"We do not want a media that are instruments of the regime," said Mehdi Mabrouk, Culture Minister of Tunisia, the country that ignited the wave of dramatic changes in the region with its so-called "Jasmine revolution". "Journalistic coverage does not mean the simple handover of information from the government to the people," he added.
Given the delicate context in which the Middle East's information system is experiencing the post-Arab Spring transition, there are growing calls for the media to play a more incisive and decisive role. "We are at a critical stage: we emerge either stronger or divided," said the academic Farouk al-Baz, pointing out the limits of media potential in the process of social change, at a time when 120 million Arabs are still illiterate.
"The media's days are numbered," warned the Bahraini journalist, Sawsan Sha'er, who remarked that "in Bahrain we listen to the voice of the country from other sources, not from the government". Government sources, Sha'er argued, do not explain what is really happening in the country's streets.
Other speakers at the event made clear that Arab television networks have "divorced from reality", and not only in the strictly journalistic sense. Fingers were pointed a large number of products purchased from outside the region, which penalise local creativity and industry and do not reflect the experiences, needs and sensibilities of the Arab public.
The religious aspect was also the focus for attention during the two-day debate. Religious programmes that pack Arab television schedules must be more cautious in their tone and in the messages and fatwas that they send out, said speakers at a session dedicated to the issue.
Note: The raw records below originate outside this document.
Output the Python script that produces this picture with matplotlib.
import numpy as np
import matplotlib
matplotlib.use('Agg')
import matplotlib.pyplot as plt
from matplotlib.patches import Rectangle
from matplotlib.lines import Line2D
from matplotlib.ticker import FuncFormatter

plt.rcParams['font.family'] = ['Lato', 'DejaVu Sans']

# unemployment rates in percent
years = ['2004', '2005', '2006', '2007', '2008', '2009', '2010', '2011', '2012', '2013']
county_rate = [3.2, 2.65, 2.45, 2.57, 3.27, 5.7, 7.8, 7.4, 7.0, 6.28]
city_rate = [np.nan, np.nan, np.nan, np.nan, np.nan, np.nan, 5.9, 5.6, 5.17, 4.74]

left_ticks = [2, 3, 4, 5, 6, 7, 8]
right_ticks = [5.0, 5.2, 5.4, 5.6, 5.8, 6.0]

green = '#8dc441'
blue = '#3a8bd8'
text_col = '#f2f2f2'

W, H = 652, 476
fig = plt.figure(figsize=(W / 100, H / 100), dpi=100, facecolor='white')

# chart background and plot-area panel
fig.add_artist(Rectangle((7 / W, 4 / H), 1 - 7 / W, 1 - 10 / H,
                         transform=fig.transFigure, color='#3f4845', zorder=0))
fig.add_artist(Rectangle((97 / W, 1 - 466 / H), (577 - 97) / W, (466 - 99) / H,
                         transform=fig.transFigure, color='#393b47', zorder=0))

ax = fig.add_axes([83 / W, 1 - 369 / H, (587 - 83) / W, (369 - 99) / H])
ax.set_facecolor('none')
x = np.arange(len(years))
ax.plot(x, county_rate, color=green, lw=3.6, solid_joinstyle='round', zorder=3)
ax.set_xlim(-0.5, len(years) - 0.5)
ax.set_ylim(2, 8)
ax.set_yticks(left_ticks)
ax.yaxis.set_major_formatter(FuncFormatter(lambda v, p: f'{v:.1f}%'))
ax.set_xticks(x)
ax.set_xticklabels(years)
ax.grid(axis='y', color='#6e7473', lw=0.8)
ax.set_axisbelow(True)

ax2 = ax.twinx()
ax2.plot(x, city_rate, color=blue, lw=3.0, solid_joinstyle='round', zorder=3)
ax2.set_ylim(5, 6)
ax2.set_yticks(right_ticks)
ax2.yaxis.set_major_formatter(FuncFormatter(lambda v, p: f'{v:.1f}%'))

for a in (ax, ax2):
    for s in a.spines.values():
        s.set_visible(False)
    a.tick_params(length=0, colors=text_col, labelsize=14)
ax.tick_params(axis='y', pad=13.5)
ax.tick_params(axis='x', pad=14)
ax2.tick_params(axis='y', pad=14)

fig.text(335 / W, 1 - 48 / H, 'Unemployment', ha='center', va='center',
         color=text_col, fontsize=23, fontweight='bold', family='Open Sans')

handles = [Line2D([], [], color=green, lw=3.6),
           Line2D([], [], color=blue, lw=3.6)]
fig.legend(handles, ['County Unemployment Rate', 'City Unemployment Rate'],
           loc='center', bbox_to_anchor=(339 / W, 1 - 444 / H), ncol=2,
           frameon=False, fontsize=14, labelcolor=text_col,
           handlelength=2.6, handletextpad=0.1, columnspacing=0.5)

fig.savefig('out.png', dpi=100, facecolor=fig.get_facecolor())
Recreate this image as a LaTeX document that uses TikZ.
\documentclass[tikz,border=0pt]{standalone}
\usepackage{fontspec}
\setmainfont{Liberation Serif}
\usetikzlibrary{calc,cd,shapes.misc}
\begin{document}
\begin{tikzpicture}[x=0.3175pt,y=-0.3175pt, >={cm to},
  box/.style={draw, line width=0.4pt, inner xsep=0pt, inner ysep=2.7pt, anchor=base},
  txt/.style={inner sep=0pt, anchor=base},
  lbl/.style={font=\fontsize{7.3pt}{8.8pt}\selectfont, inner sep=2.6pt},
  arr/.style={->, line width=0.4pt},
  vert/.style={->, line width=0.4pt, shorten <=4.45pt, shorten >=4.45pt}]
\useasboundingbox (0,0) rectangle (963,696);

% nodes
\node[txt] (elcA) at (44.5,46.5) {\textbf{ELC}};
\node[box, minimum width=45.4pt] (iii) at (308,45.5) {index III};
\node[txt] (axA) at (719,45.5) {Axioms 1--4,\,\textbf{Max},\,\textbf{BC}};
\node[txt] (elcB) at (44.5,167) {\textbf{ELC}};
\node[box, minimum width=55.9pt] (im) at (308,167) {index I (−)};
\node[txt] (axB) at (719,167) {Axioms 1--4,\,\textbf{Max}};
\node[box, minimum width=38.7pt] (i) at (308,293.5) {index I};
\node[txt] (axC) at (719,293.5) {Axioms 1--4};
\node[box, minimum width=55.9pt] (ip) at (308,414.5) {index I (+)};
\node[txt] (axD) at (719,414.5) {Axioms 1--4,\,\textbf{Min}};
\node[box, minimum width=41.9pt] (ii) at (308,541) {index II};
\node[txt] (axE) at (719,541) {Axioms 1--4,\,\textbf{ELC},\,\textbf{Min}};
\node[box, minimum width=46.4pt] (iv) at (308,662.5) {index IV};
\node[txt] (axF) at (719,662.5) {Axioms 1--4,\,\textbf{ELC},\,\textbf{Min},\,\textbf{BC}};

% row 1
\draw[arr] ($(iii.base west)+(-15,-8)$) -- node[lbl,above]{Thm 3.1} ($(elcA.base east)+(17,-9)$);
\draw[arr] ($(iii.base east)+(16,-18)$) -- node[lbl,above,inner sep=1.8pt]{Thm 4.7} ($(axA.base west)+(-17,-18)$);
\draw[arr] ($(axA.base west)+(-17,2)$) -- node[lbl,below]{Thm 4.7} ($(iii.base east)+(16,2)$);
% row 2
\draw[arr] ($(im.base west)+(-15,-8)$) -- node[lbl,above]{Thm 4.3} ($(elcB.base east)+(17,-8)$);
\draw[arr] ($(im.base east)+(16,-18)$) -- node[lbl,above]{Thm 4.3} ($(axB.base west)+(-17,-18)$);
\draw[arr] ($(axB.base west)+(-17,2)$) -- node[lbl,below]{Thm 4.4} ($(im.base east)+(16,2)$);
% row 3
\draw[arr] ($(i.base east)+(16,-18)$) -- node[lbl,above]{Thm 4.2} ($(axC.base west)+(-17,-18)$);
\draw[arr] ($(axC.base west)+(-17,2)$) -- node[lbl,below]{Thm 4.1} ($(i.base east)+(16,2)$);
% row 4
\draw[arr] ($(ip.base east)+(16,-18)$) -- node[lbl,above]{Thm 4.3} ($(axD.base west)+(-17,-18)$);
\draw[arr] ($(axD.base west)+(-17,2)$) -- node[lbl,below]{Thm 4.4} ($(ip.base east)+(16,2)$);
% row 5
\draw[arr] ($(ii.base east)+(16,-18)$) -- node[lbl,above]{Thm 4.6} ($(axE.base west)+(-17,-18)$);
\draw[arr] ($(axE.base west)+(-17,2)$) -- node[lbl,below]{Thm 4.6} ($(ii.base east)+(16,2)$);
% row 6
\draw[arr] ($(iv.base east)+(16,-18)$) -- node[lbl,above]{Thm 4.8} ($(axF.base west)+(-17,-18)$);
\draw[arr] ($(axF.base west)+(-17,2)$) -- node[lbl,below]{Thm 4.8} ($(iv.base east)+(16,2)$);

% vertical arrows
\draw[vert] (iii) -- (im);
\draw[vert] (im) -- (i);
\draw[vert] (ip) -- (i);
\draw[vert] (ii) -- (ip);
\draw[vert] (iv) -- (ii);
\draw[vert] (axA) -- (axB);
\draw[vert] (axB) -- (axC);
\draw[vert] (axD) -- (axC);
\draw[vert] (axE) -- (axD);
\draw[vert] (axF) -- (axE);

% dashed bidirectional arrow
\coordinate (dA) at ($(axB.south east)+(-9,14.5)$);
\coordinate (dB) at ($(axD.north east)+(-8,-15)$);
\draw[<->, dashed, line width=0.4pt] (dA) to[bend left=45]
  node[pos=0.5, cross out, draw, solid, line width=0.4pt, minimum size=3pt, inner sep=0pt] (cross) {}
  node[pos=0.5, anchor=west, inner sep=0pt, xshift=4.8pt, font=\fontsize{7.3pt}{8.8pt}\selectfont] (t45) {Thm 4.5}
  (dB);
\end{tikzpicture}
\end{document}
A number of programmes incite religious fanaticism and advocate sectarianism rather than tolerance and dialogue, some said.
As well as tensions between Sunnis and Shi'ites, those between Muslims and Christians were also under the spotlight.
Religious division is "a dangerous weapon in the hands of the occupying forces," said the Palestinian Archbishop, Theodosius Hanna, referring to Israel, which could undermine relations between the two religious communities in order to weaken the Palestinian front. (ANSAmed).